Imvescor is the second restaurant operator MTY is gobbling up this year. On Dec. 1, MTY closed its acquisition of burger chains The Counter and BUILT Custom Burgers - owned by Built Franchise Systems LLC and CB Franchise Systems LLC - for $24.6 million in an all-cash deal.
- Arby's Buying Buffalo Wild Wings Won't Be Last Restaurant Deal: P.F. Chang's CEO
- Wingstop Could Spice Up Your Portfolio
Imvescor shareholders must approve the deal with MTY at a meeting next February, but the both companies' boards of directors have unanimously supported the deal as have about 18% of MTY shareholders.
MTY and Imvescor declined to comment on the deal, which has an C$8 million break-up fee payable to MTY in certain circumstances and carries a non-solicitation covenant in favor of MTY.
MTY trades on the Toronto stock exchange as "MTY." Imvescor is also Toronto-listed, trading as "IRG."
The companies, which combined are expected to generate C$2.9 billion in sales and an Ebitda between C$125 million and C$130 million, hope to close the deal in the first half of 2018.
MTY's busy 2017 is not an anomaly as the company has been acquisitive to build its stable of more than 50 brands including everything from TCBY ice cream to Blimpie sandwiches to Ranch One chicken.
In 2016 MTY bought Kahala Corp., of Scottsdale, Ariz., from its controlling stockholders, the Serruya family, for $300 million. Kahala doubled MTY's sales and store count and added the Cold Stone Creamery, Tasti D-Lite LLC and Planet Smoothie names to its quiver as well. In December 2015, it acquired Pinkberry Inc. at auction, for undisclosed terms, after pursuing the frozen yogurt retailer for several years.
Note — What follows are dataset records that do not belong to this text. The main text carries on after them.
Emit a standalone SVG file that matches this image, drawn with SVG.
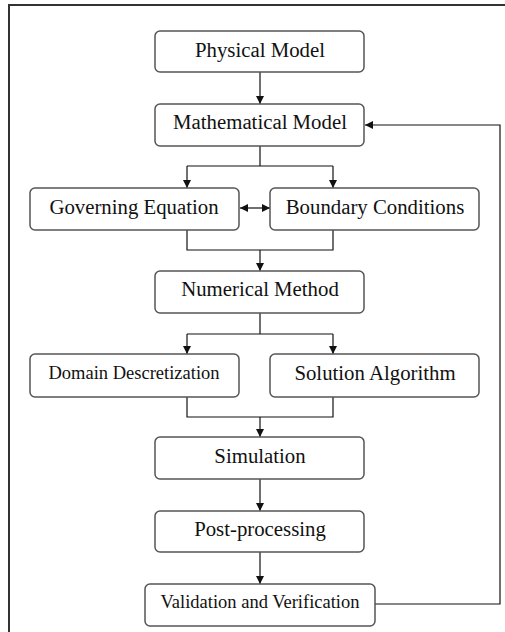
<svg xmlns="http://www.w3.org/2000/svg" width="505" height="632" viewBox="0 0 505 632">
<style>
.box{fill:#fff;stroke:#555;stroke-width:1.5}
.t{font-family:"Liberation Serif","Times New Roman",serif;fill:#111;text-anchor:middle;font-size:20.8px}
.s{font-size:18.5px}
.c{fill:none;stroke:#111;stroke-width:1.2}
</style>
<defs>
<marker id="a" viewBox="0 0 10 10" refX="10" refY="5" markerWidth="8" markerHeight="8" markerUnits="userSpaceOnUse" orient="auto-start-reverse">
<path d="M0,0 L10,5 L0,10 z" fill="#111"/>
</marker>
</defs>
<rect width="505" height="632" fill="#fff"/>
<rect x="9" y="5" width="520" height="650" fill="none" stroke="#333" stroke-width="2"/>
<g id="connectors">
<path class="c" d="M260,72 V104" marker-end="url(#a)"/>
<path class="c" d="M260,146 V166 M187,166 H333"/>
<path class="c" d="M187,166 V188" marker-end="url(#a)"/>
<path class="c" d="M333,166 V188" marker-end="url(#a)"/>
<path class="c" d="M240,208 H270" marker-start="url(#a)" marker-end="url(#a)"/>
<path class="c" d="M187,230 V250 H333 V230"/>
<path class="c" d="M260,250 V271" marker-end="url(#a)"/>
<path class="c" d="M260,313 V334 M187,334 H333"/>
<path class="c" d="M187,334 V354" marker-end="url(#a)"/>
<path class="c" d="M333,334 V354" marker-end="url(#a)"/>
<path class="c" d="M187,397 V417 H333 V397"/>
<path class="c" d="M260,417 V437" marker-end="url(#a)"/>
<path class="c" d="M260,479 V511" marker-end="url(#a)"/>
<path class="c" d="M260,552 V584" marker-end="url(#a)"/>
<path class="c" d="M375,604 H500 V125 H365" marker-end="url(#a)"/>
</g>
<g id="physical"><rect class="box" x="155" y="31" width="209" height="41" rx="5"/><text class="t" x="260" y="57">Physical Model</text></g>
<g id="mathematical"><rect class="box" x="155" y="104" width="209" height="42" rx="5"/><text class="t" x="260" y="129">Mathematical Model</text></g>
<g id="governing"><rect class="box" x="30" y="188" width="209" height="42" rx="5"/><text class="t" x="134" y="214">Governing Equation</text></g>
<g id="boundary"><rect class="box" x="270" y="188" width="209" height="42" rx="5"/><text class="t" x="375" y="214">Boundary Conditions</text></g>
<g id="numerical"><rect class="box" x="155" y="271" width="209" height="42" rx="5"/><text class="t" x="260" y="296">Numerical Method</text></g>
<g id="domain"><rect class="box" x="30" y="354" width="209" height="43" rx="5"/><text class="t s" x="134" y="379">Domain Descretization</text></g>
<g id="solution"><rect class="box" x="270" y="354" width="209" height="43" rx="5"/><text class="t" x="375" y="380">Solution Algorithm</text></g>
<g id="simulation"><rect class="box" x="155" y="437" width="209" height="42" rx="5"/><text class="t" x="260" y="463">Simulation</text></g>
<g id="postprocessing"><rect class="box" x="155" y="511" width="209" height="41" rx="5"/><text class="t" x="260" y="536">Post-processing</text></g>
<g id="validation"><rect class="box" x="145" y="584" width="230" height="42" rx="5"/><text class="t s" x="260" y="608">Validation and Verification</text></g>
</svg>
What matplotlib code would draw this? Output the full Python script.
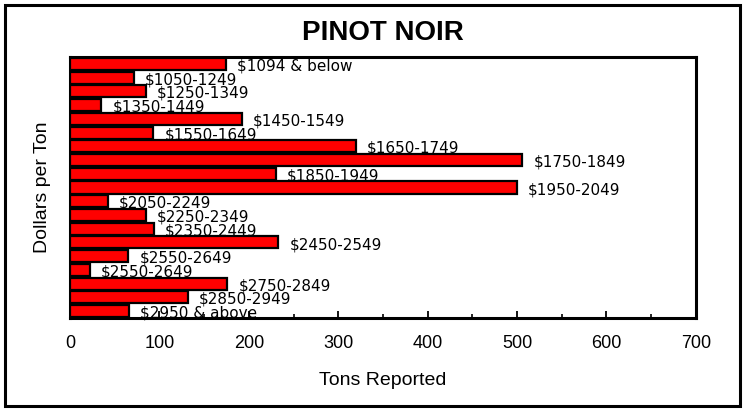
import matplotlib
matplotlib.use("Agg")
import matplotlib.pyplot as plt
from matplotlib.patches import Rectangle
from matplotlib.ticker import MultipleLocator

# price bands (top to bottom) and tons reported
BANDS = ["$1094 & below", "$1050-1249", "$1250-1349", "$1350-1449", "$1450-1549",
         "$1550-1649", "$1650-1749", "$1750-1849", "$1850-1949", "$1950-2049",
         "$2050-2249", "$2250-2349", "$2350-2449", "$2450-2549", "$2550-2649",
         "$2550-2649", "$2750-2849", "$2850-2949", "$2950 & above"]
TONS = [174, 71, 85, 35, 192, 93, 320, 506, 230, 500,
        42, 85, 94, 233, 65, 22, 176, 132, 66]
XTICKS = [0, 100, 200, 300, 400, 500, 600, 700]

plt.rcParams["font.family"] = ["Liberation Sans", "DejaVu Sans"]

fig = plt.figure(figsize=(7.45, 4.11), dpi=100)
ax = fig.add_axes([0.094, 0.2263, 0.840, 0.635])

ys = list(range(len(BANDS)))
ax.barh(ys, TONS, height=0.88, color="#ff0000", edgecolor="black",
        linewidth=1.6, zorder=3)
for y, v, lab in zip(ys, TONS, BANDS):
    ax.annotate(lab, (v, y), xytext=(8, -1.5), textcoords="offset points",
                ha="left", va="center", fontsize=11, zorder=2,
                family=["DejaVu Sans"])

ax.set_ylim(len(BANDS) - 0.5, -0.5)
ax.set_xlim(0, 700)
ax.set_xticks(XTICKS)
ax.xaxis.set_minor_locator(MultipleLocator(50))
ax.set_yticks([])
ax.tick_params(axis="x", which="major", direction="in", length=5, width=1.3,
               pad=12, labelsize=13)
ax.tick_params(axis="x", which="minor", direction="in", length=3, width=1.2)
for s in ax.spines.values():
    s.set_linewidth(2.2)

ax.set_xlabel("Tons Reported", fontsize=14, labelpad=15)
ax.set_ylabel("Dollars per Ton", fontsize=14, labelpad=14)
ax.set_title("PINOT NOIR", fontsize=20, fontweight="bold", pad=12)

# outer border around the whole chart
fig.patches.append(Rectangle((5 / 745, 5 / 411), 735 / 745, 401 / 411,
                             transform=fig.transFigure, fill=False,
                             edgecolor="black", linewidth=2.2))

fig.savefig("out.png", dpi=100)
The restaurant space has been rought with M&A activity of late. On Nov. 28, Roark Capital Group-backed Arby's Restaurant Group Inc. agreed to acquire Buffalo Wild Wings Inc. (BWLD) for $2.9 billion. It is also been reported that Leon Black's Apollo Global Management LLC (APO) is expected to announce as soon as Friday that it has signed a deal to buy Jack in the Box's (JACK) troubled Qdoba Mexican Eats chain.